Copyright Photo: Copyright Universität Wien_derknopfdrücker
Arno Böhler is a habilitated university lecturer at the Department of Philosophy at the University of Vienna and teaches philosophy/aesthetics at the University of Music and Performing Arts Vienna. He is currently Principle Investigator of the research project “Philosophy In The Arts : Arts In Philosophy. Cross-Cultural Research On The Significance Of The Heart in Artistic Research (AR) and Performance Philosophy (PP)”, funded by the Austrian Science Fund (FWF).
He pursues research formats such as Philosophy On Stage, Arts-based-Philosophy and Philosophy as Artistic Research, which have also been tested interculturally in South India since 2016.
Copyright Photo: FWF; AR 255-G21 (PI Arno Böhler)

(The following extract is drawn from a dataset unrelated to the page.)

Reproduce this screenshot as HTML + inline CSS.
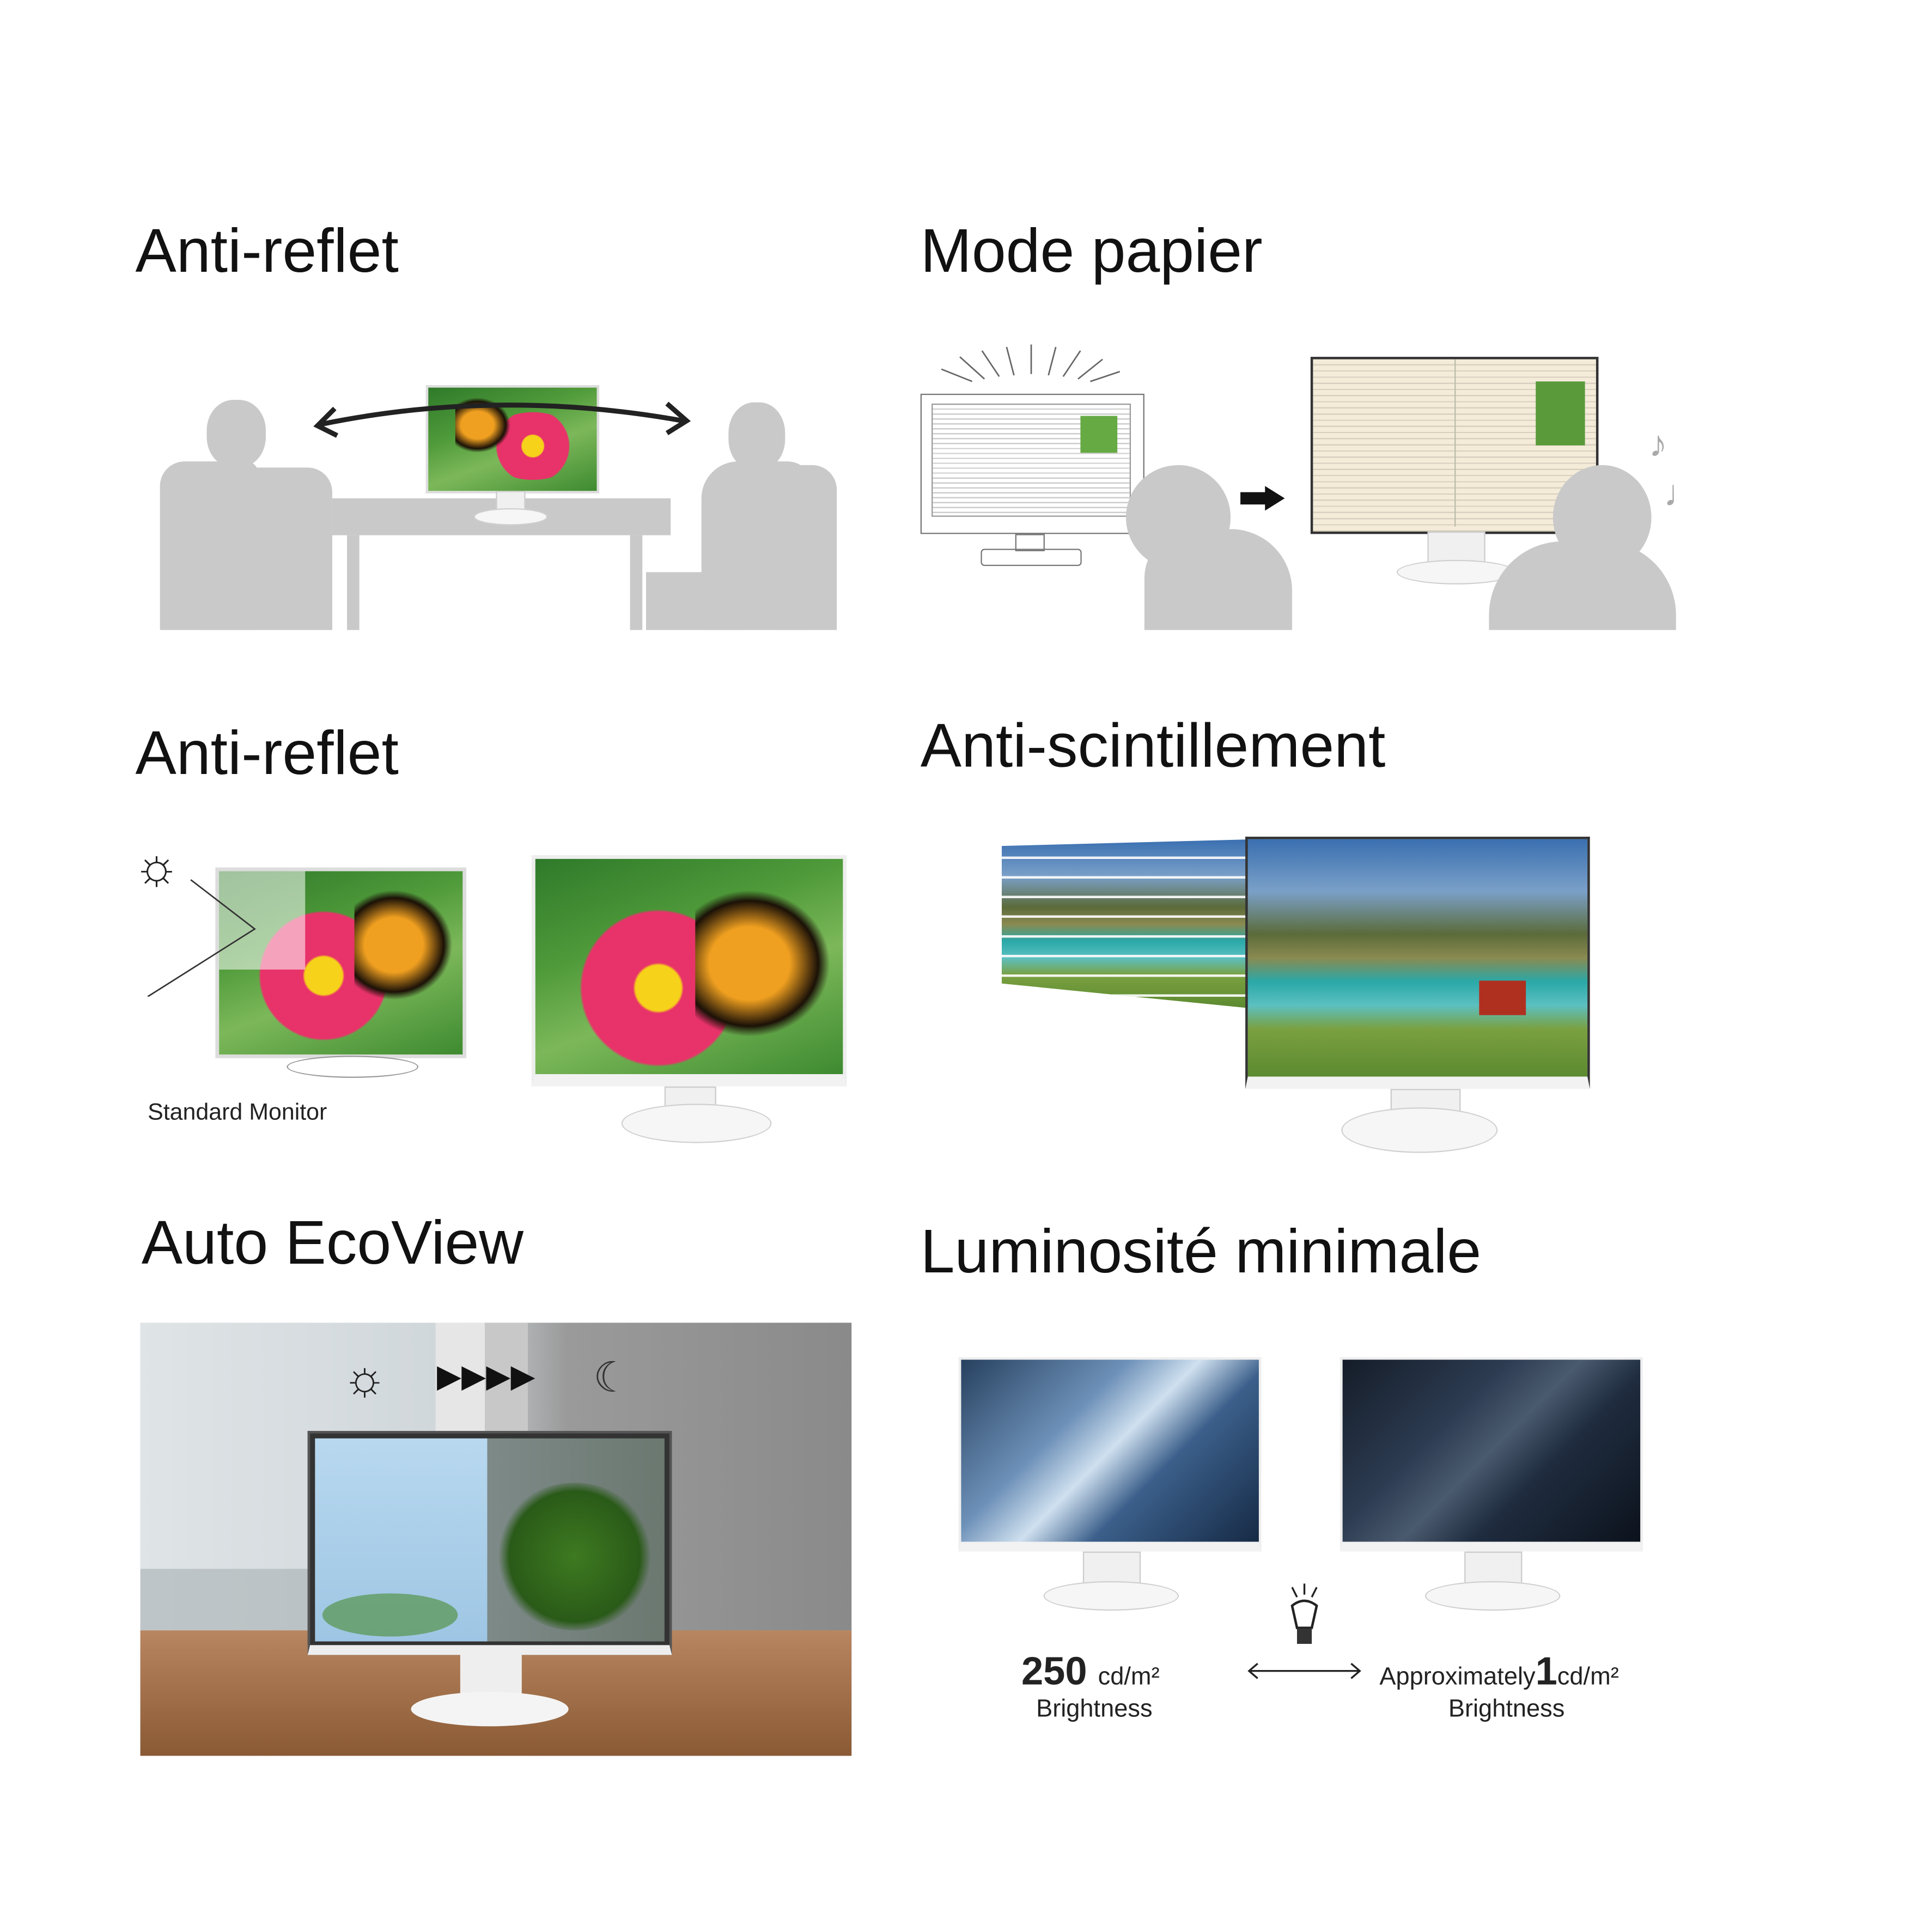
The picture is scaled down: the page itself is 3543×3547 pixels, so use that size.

Anja Brunner is Assistant Professor of Ethnomusicology at the Department of Folk Music Research and Ethnomusicology at the mdw University of Music and Performing Arts Vienna. Together with Conny Gruber, she is currently leading the research project “Reverse Ethnomusicology: Migrant Musicians as Researchers” (2023-25) at the Music and Minorities Research Center (mdw), funded by the Austrian Science Fund FWF. From 2020 to 2024, she led the FWF-funded project "Syrian Women Musicians: Performance, Networks, Belongings after Migration". Anja Brunner completed her doctorate at the University of Vienna in 2014 with an ethnographic-historical thesis on Bikutsi, a pop music in Cameroon. She was a university assistant for ethnomusicology at the University of Vienna (2010-15) and at the University of Bern (2016-18). From 2016 to 2021 she was Secretary General of IASPM D-A-CH. Her current research interests include intersectional approaches to music and ethnicity/nationality, postcolonial power relations and decolonization, applied music research, and music and migration.